I think that when we look at a graph like this we tend to make a lot of assumptions. For instance, it is easy to take the above graph as depicting ‘the amount of letters written by Lewis during his lifetime’ – especially as the number of letters is so high. Dickieson actually titles the chart as “the number of letters we have from Lewis each year” – which you might call ‘the amount of letters which are extant today’. But what the chart in fact shows is a third figure, namely ‘the amount of letters published in this one edition’. These are different things:
- the actual number of letters written by a writer during their lifetime;
- a subset of (1), being the number of letters which survive; and
- a subset of (2), being the number of letters which we (or the editors, rather) know about.
These are all cases of ‘all the letters of X’ – a common phrase in titles of editions is “the complete correspondence”. Of course, attaining a true count of (1) is practically impossible – do you have copies of all the emails you ever sent? Exactly. So editions of “the complete letters of X” tend to strive to be (2) and say that they are (2), while they are of course (3). In fairness, (3) can equal (2), but it is not uncommon for further letters to be found after the publication of volumes of “the complete letters”.
So if we look back to the graph of Lewis’s letters above, now with the understanding that it represents (3) and, possibly, (2), but that it does not show (1), a second question arises. Given that the graph shows a subset of (1), is this subset representative of the whole? More specifically:
- Do the ups and downs of the graph reflect actual fluctuations in the number of letters written by Lewis, or just in the number of letters that survive?
- Similarly, does the overall trend reflect the actual overall trend – that of (1)?
For instance, for much of the 1930s, only about 20 letters per year survive from Lewis. Did he really write fewer letters during this decade?
Given that the graph is based on more than three thousand letters, I think that the overall trend – an increasing number of letters over time – probably does reflect (1). But its minor fluctuations are more likely to reflect what has survived than what was originally there.
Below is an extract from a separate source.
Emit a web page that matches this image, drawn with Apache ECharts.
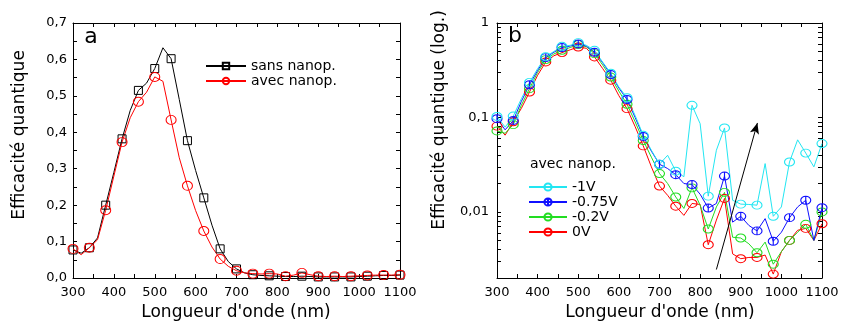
<!DOCTYPE html>
<html><head><meta charset="utf-8">
<script src="https://cdn.jsdelivr.net/npm/echarts@6/dist/echarts.min.js"></script>
<style>html,body{margin:0;padding:0;background:#fff}#c{width:843px;height:324px}</style>
</head><body><div id="c"></div>
<script>
// wavelengths (nm), every 20 nm; markers on every other point (every 40 nm)
const wavelengths = [300,320,340,360,380,400,420,440,460,480,500,520,540,560,580,600,620,640,660,680,700,720,740,760,780,800,820,840,860,880,900,920,940,960,980,1000,1020,1040,1060,1080,1100];

// Panel a (linear)
const sansNanop = [0.077,0.068,0.083,0.11,0.20,0.29,0.382,0.46,0.515,0.535,0.575,0.632,0.602,0.49,0.377,0.295,0.22,0.145,0.08,0.045,0.025,0.014,0.009,0.007,0.006,0.005,0.004,0.004,0.005,0.004,0.003,0.003,0.003,0.003,0.003,0.004,0.005,0.006,0.007,0.007,0.008];
const avecNanop = [0.08,0.064,0.083,0.105,0.186,0.28,0.373,0.44,0.484,0.51,0.552,0.54,0.434,0.33,0.253,0.185,0.129,0.085,0.052,0.032,0.02,0.014,0.012,0.011,0.012,0.011,0.005,0.008,0.014,0.009,0.005,0.004,0.005,0.004,0.005,0.006,0.007,0.008,0.008,0.008,0.009];

// Panel b (log)
const v1V   = [0.1025,0.079,0.1035,0.158,0.235,0.329,0.44,0.50,0.567,0.58,0.62,0.58,0.514,0.386,0.294,0.21,0.162,0.105,0.0648,0.045,0.032,0.0398,0.027,0.0236,0.1346,0.086,0.0147,0.045,0.0775,0.0133,0.0121,0.012,0.0118,0.0325,0.009,0.0113,0.0338,0.058,0.042,0.030,0.053];
const v075V = [0.097,0.074,0.093,0.148,0.222,0.315,0.43,0.49,0.55,0.57,0.60,0.57,0.49,0.38,0.285,0.205,0.155,0.10,0.063,0.044,0.032,0.0288,0.0248,0.02,0.0195,0.0154,0.011,0.0123,0.024,0.0078,0.009,0.0072,0.0063,0.0085,0.0049,0.0061,0.0087,0.0113,0.0133,0.005,0.0111];
const v02V  = [0.072,0.068,0.084,0.135,0.202,0.30,0.41,0.47,0.514,0.55,0.59,0.56,0.474,0.36,0.268,0.19,0.138,0.09,0.057,0.038,0.0255,0.02,0.0144,0.0109,0.018,0.0118,0.0066,0.0113,0.0161,0.0054,0.0053,0.0046,0.0037,0.0048,0.0028,0.0038,0.005,0.0061,0.0074,0.005,0.01];
const v0V   = [0.081,0.065,0.09,0.125,0.186,0.28,0.387,0.45,0.486,0.52,0.557,0.54,0.437,0.33,0.248,0.17,0.124,0.08,0.05,0.03,0.0188,0.015,0.0115,0.0092,0.0123,0.012,0.0045,0.0082,0.0139,0.0036,0.0032,0.0033,0.0033,0.0035,0.0022,0.0038,0.005,0.0064,0.0067,0.005,0.0075];

// arrow in panel b: [nm, value] start and end
const arrowStart = [840, 0.00246];
const arrowEnd = [941, 0.0875];

// tick values
const xTicks = [300,400,500,600,700,800,900,1000,1100];
const yTicksA = [0,0.1,0.2,0.3,0.4,0.5,0.6,0.7];
const yLabelsB = [0.01,0.1,1];
const yMinorB = [0.002,0.003,0.004,0.005,0.006,0.007,0.008,0.009,0.01,0.02,0.03,0.04,0.05,0.06,0.07,0.08,0.09,0.1,0.2,0.3,0.4,0.5,0.6,0.7,0.8,0.9,1];

const FONT = 'DejaVu Sans';
function pts(vals){
  return vals.map((v,i)=> i%2===0 ? {value:[wavelengths[i],v]} : {value:[wavelengths[i],v], symbol:'none'});
}
const comma = v => String(v).replace('.', ',');

function xAx(grid, pos){
  return {type:'value', gridIndex:grid, position:pos, min:300, max:1100, interval:100,
    axisLine:{show:true, onZero:false, lineStyle:{color:'#000', width:1}},
    axisTick:{show:true, inside:true, length:4, lineStyle:{color:'#000'}},
    minorTick:{show:true, splitNumber:2, length:4, lineStyle:{color:'#000'}},
    axisLabel:{show:pos==='bottom', margin:8, color:'#000', fontFamily:FONT, fontSize:13,
      customValues:xTicks, formatter:v=>String(Math.round(v))},
    splitLine:{show:false}};
}
function yAxA(pos){
  return {type:'value', gridIndex:0, position:pos, min:0, max:0.7, interval:0.1,
    axisLine:{show:true, onZero:false, lineStyle:{color:'#000', width:1}},
    axisTick:{show:true, inside:true, length:4, lineStyle:{color:'#000'}},
    minorTick:{show:true, splitNumber:2, length:4, lineStyle:{color:'#000'}},
    axisLabel:{show:pos==='left', margin:6, color:'#000', fontFamily:FONT, fontSize:13,
      customValues:yTicksA, formatter:v=>Number(v).toFixed(1).replace('.',',')},
    splitLine:{show:false}};
}
function yAxB(pos){
  return {type:'log', gridIndex:1, position:pos, min:0.002, max:1, logBase:10,
    axisLine:{show:true, onZero:false, lineStyle:{color:'#000', width:1}},
    axisTick:{show:true, inside:true, length:4, lineStyle:{color:'#000'}, customValues:yMinorB},
    axisLabel:{show:pos==='left', margin:8, color:'#000', fontFamily:FONT, fontSize:13,
      customValues:yLabelsB,
      formatter:v=>comma(+Number(v).toPrecision(3))},
    splitLine:{show:false}};
}

function lineSeries(name, vals, color, xi, yi, symbol, size){
  return {name, type:'line', xAxisIndex:xi, yAxisIndex:yi, data:pts(vals),
    symbol, symbolSize:size, showAllSymbol:true, color,
    lineStyle:{color, width:1}, itemStyle:{color:'rgba(0,0,0,0)', borderColor:color, borderWidth:1},
    emphasis:{disabled:true}, animation:false, z:3};
}
const circlePlus = 'path://M0,5A5,5 0 1,1 10,5A5,5 0 1,1 0,5ZM5,0L5,10';

const option = {
  backgroundColor:'#fff',
  animation:false,
  grid:[{left:73, top:23, width:327, height:255},
        {left:497, top:23, width:325, height:255}],
  xAxis:[xAx(0,'bottom'), xAx(0,'top'), xAx(1,'bottom'), xAx(1,'top')],
  yAxis:[yAxA('left'), yAxA('right'), yAxB('left'), yAxB('right')],
  legend:[
    {orient:'vertical', left:205, top:59, padding:0, itemWidth:40, itemHeight:8, itemGap:1,
     data:['sans nanop.','avec nanop.'], textStyle:{fontFamily:FONT, fontSize:14, color:'#000', lineHeight:14}},
    {orient:'vertical', left:528, top:180, padding:0, itemWidth:38, itemHeight:9, itemGap:1,
     data:['-1V',{name:'-0.75V', lineStyle:{width:2}},'-0.2V','0V'], textStyle:{fontFamily:FONT, fontSize:14, color:'#000', lineHeight:14}}
  ],
  graphic:[
    {type:'text', x:91, y:37, style:{text:'a', font:'22px "DejaVu Sans"', fill:'#000', textAlign:'center', textVerticalAlign:'middle'}},
    {type:'text', x:515, y:36, style:{text:'b', font:'22px "DejaVu Sans"', fill:'#000', textAlign:'center', textVerticalAlign:'middle'}},
    {type:'text', x:20, y:135, rotation:Math.PI/2, style:{text:'Efficacité quantique', font:'17px "DejaVu Sans"', fill:'#000', textAlign:'center', textVerticalAlign:'middle'}},
    {type:'text', x:440, y:120, rotation:Math.PI/2, style:{text:'Efficacité quantique (log.)', font:'17px "DejaVu Sans"', fill:'#000', textAlign:'center', textVerticalAlign:'middle'}},
    {type:'text', x:236, y:313, style:{text:"Longueur d'onde (nm)", font:'17px "DejaVu Sans"', fill:'#000', textAlign:'center', textVerticalAlign:'middle'}},
    {type:'text', x:660, y:313, style:{text:"Longueur d'onde (nm)", font:'17px "DejaVu Sans"', fill:'#000', textAlign:'center', textVerticalAlign:'middle'}},
    {type:'text', x:530, y:164, style:{text:'avec nanop.', font:'14px "DejaVu Sans"', fill:'#000', textAlign:'left', textVerticalAlign:'middle'}}
  ],
  series:[
    lineSeries('sans nanop.', sansNanop, '#000000', 0, 0, 'rect', 8),
    lineSeries('avec nanop.', avecNanop, '#ff0000', 0, 0, 'circle', [10,9]),
    lineSeries('0V', v0V, '#ff0000', 2, 2, 'circle', [10,8]),
    lineSeries('-0.2V', v02V, '#22dd22', 2, 2, 'circle', [10,8]),
    lineSeries('-0.75V', v075V, '#1010ff', 2, 2, circlePlus, [10,8]),
    lineSeries('-1V', v1V, '#22e6f2', 2, 2, 'circle', [10,8]),
    {type:'line', xAxisIndex:2, yAxisIndex:2, data:[], silent:true,
     markLine:{silent:true, symbol:['none','arrow'], symbolSize:[7,11], animation:false,
       lineStyle:{color:'#000', width:1, type:'solid'}, label:{show:false}, emphasis:{disabled:true},
       data:[[{coord:arrowStart},{coord:arrowEnd}]]}}
  ]
};
const chart = echarts.init(document.getElementById('c'), null, {renderer:'canvas'});
chart.setOption(option);
</script></body></html>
More commonly, editions of letters offer only a selection of the correspondence of a writer or a group of writers. In these cases, the points I have raised become even more significant.
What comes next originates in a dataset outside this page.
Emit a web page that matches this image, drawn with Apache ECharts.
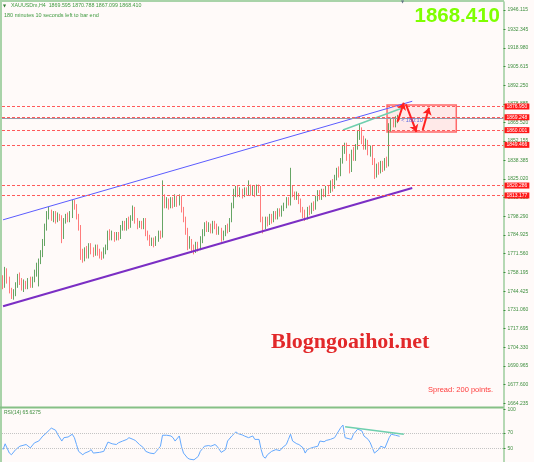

As an example, let’s take the letters of J.R.R. Tolkien. As far as I know, only one volume of his letters has been published, being The Letters of J.R.R. Tolkien (Allen & Unwin, 1981) – although more letters have been published since in various books and articles.2
The Letters published 354 letters. A very quick search online found about the same number again in a list on the Tolkien Gateway site; if we exclude letters of uncertain date, this list gives us another 349 letters, for a total of 703. A far cry from Lewis’s 3,000+, and I would imagine that many more of Tolkien’s letters survive; but this is enough to plot in a chart to make my point:
In this chart, the blue columns show the number of letters per decade published in the Letters, and the red columns the number of further letters given in the list on the Tolkien Gateway website. Obviously, neither set of letters reflects (1), or even (2) or (3) as discussed above. But the point I want to make here regards overall trends teased from these counts. If we look at the blue columns, it would appear that the peak of Tolkien’s letter-writing activities was in the 1950s, being fairly even from the 1940s through the 1960s. But the red columns indicate that the peak was not until the 1960s, and not many letters date from the 1940s. So we can immediately see that neither the blue nor the red columns appear to be representative of (1), of the actual number of letters written by Tolkien.
So, to recap and summarize. The overall trend we can extract from data depends on the dataset. This is really quite obvious. What is harder to remember is that the constitution of the dataset can be something else than what is expected by the reader, and this can have serious implications on the interpretation and understanding of the data.
This discrepancy becomes especially relevant in situations when only a fraction of (1) survives. Which of course in the case of historical material is almost always. Unless we have an extremely carefully made estimate of a letter-writer’s full output, we need to be really careful when counting their letters and making inferences based on those numbers.
Here’s an example. The following chart shows the number of letters sent from England by Thomas Wilson, servant and secretary to Sir Robert Cecil, to the English merchant Richard Cocks in Bayonne, France.
In this chart, blue shows the number of letters that survive (N = 1), red the number of letters that are mentioned in other surviving sources, but which don’t survive (N = 29). Based on the surviving letters, there is no trend. Based on the number of letters reconstructed from intertextual references, there was a continuous correspondence over this whole period.
I hope I haven’t given the impression with this blog post that I’m somehow criticizing Dickieson’s exploration of Lewis’s letters. On the contrary, I found his blog post fascinating, and I have in the past made similar graphs when trying to make sense of correspondences (as the last graph shows). I just wanted to raise some quite basic questions regarding the assumptions we make when using quantitative methods to make sense of data that we usually explore and study qualitatively.
[This post didn’t quite go where I thought it would, but it’s too long to rewrite. I’m not sure it’s particularly interesting, either, but I hope to remedy that anon with a post about dates (the calendar, not the fruit) in Early Modern letters.]
Notes
1. This feels quite obvious if we think about general human lifespans, too: the longer you live, the more people you meet => the more communication events are likely to follow. And this reminds me of an article in Science (Malmgren et al, “On universality in human correspondence activity”, Science 325 (1696), 2009) in which, through some serious number-crunching, the authors discovered that i) the amount of letters a person writes increases over their lifespan, ii) letter-writing is a correspondence event (when you receive a letter, you are likely to write a reply), and iii) letter-writing times correlate with the hours the writer is awake. My summary here is probably partly wrong, and certainly rather dismissive, and I have no idea about the calculations involved which I expect are the real beef of the article, but there are two points to make from their article, both of which are relevant to my present discussion: (1) number-crunching doesn’t necessarily tell you anything new; and (2) you can only get out what you put in, aka. what, exactly, are you counting? (Actually there’s also a third: (3) the humanities and sciences are interested in different things, ask different questions, take into account different contexts, etc etc. But let’s not go there today).
2. And I have to take this opportunity to boast confess that I’ve edited one previously unpublished letter myself: see Alaric Hall & Samuli Kaislaniemi (2013), “‘You tempt me grievously to a mythological essay’: J. R. R. Tolkien’s correspondence with Arthur Ransome”, in Ex Philologia Lux: Essays in Honour of Leena Kahlas-Tarkka ed. by Jukka Tyrkkö, Olga Timofeeva & Maria Salenius. [Mémoires de la Société Néophilologique XC]. Helsinki: Société Néophilologique. pp. 261-280. Link to pdf.